Confession du jeudi : je ne suis pas un auditeur régulier des Grandes gueules de RMC.  Horaires peu adaptés à mon rythme de matinaute, coupures pub à la mitrailleuse, rythme speed. Pas ma came. Depuis quelque temps, je voyais néanmoins buzzer des extraits des interventions d’un syndicaliste de Sud Rail, Anasse Kazib.  Tiens tiens ! Inattendu, me disais-je. Mais après tout, dans une période de lutte sociale, il est normal qu’on entende sur le plateau la voix d’un travailleur en lutte.

C’est fini. Enfin, il est vraisemblable que c’est fini. Même si RMC, pour l’instant, ne le confirme pas, Anasse Kazib ne reviendra pas (voir notre enquête). Deux crimes lui sont imputés : il n’a pas condamné assez fort l’interruption par des grévistes d’une émission des GG à Béziers. Et il a participé, dans une délégation SNCF-RATP, à l’occupation du hall de la CFDT. Comme l’a dit le co-animateur Alain Marschall : « Pour moi, c’est motif d’exclusion. » Autrement dit, Kazib devait choisir : on ne peut pas gueuler à la fois « sur » RMC et dans la rue « contre » RMC.  Le coup de gueule de plateau doit rester sur le plateau. La parole doit être déconnectée de tout acte, la bouche détachée du bras. Or, comme l’a résumé le jeune syndicaliste dans une formule qui témoigne d’une grande maturité sur les medias : « On ne peut pas être une grande gueule au micro et fermer sa gueule dans la vie ».

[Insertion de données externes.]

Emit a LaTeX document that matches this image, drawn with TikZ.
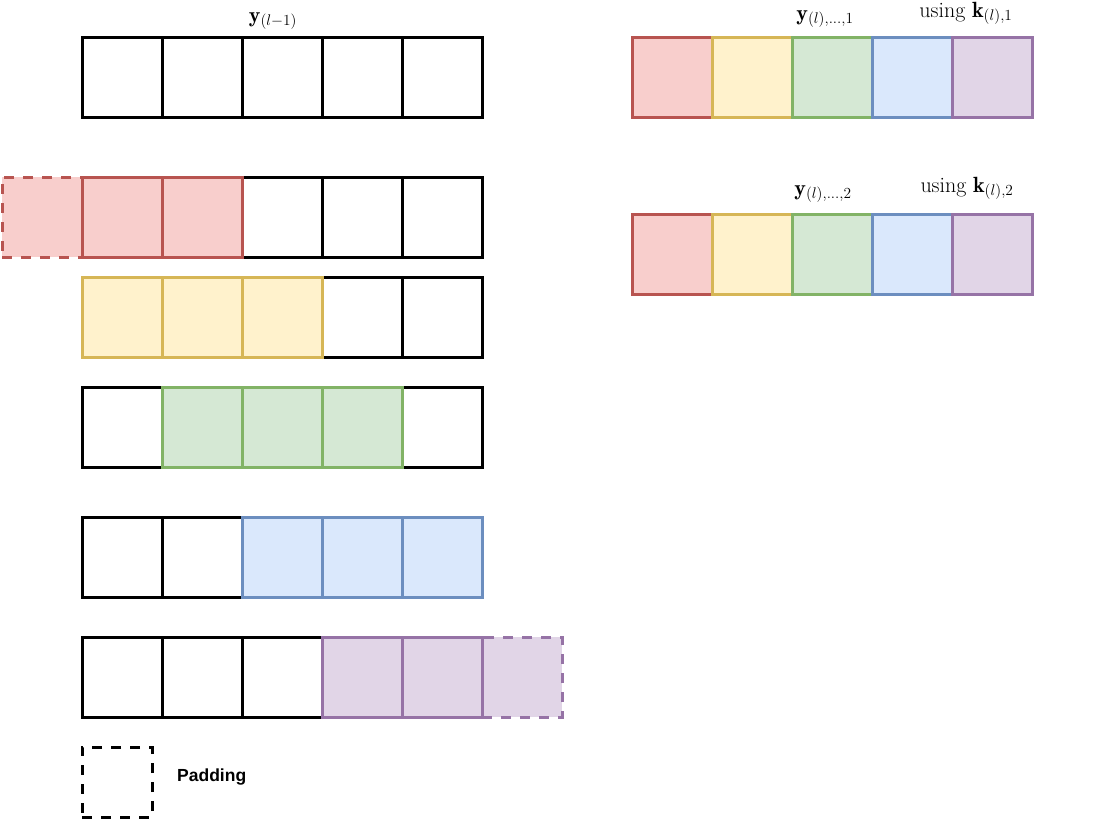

L’exclusion -probable- d’Anasse Kazib a le mérite de dessiner clairement les limites de l’expression des luttes sociales dans les medias dominants. De préférence, il n’y est admis que par l’intermédiaire de porte-paroles, d’intercesseurs, qui jouent souvent le rôle de punching balls. Quant à l’acteur des luttes lui-même, on veut bien dans le cercle enchanté des gueulards raisonnables le recevoir, bien entendu. On y est même, d’une certaine façon, obligé : question de crédibilité. Mais il sera bien avisé de ne pas être trop éloquent, ou plutôt, de se cantonner à l’éloquence assignée aux prolétaires, du type « coup de gueule » (le fameux « vous êtes un faux Gilet jaune »du directeur de Match Bruno Jeudy à Christophe Couderc, un Gilet jaune à l’argumentation trop articulée). On sait maintenant en outre qu’en cas d’affrontement entre ses camarades de lutte et son media, il devra mettre sa grande gueule au service dudit media. Autrement dit, il n’est toléré que traître. Merci pour la démonstration.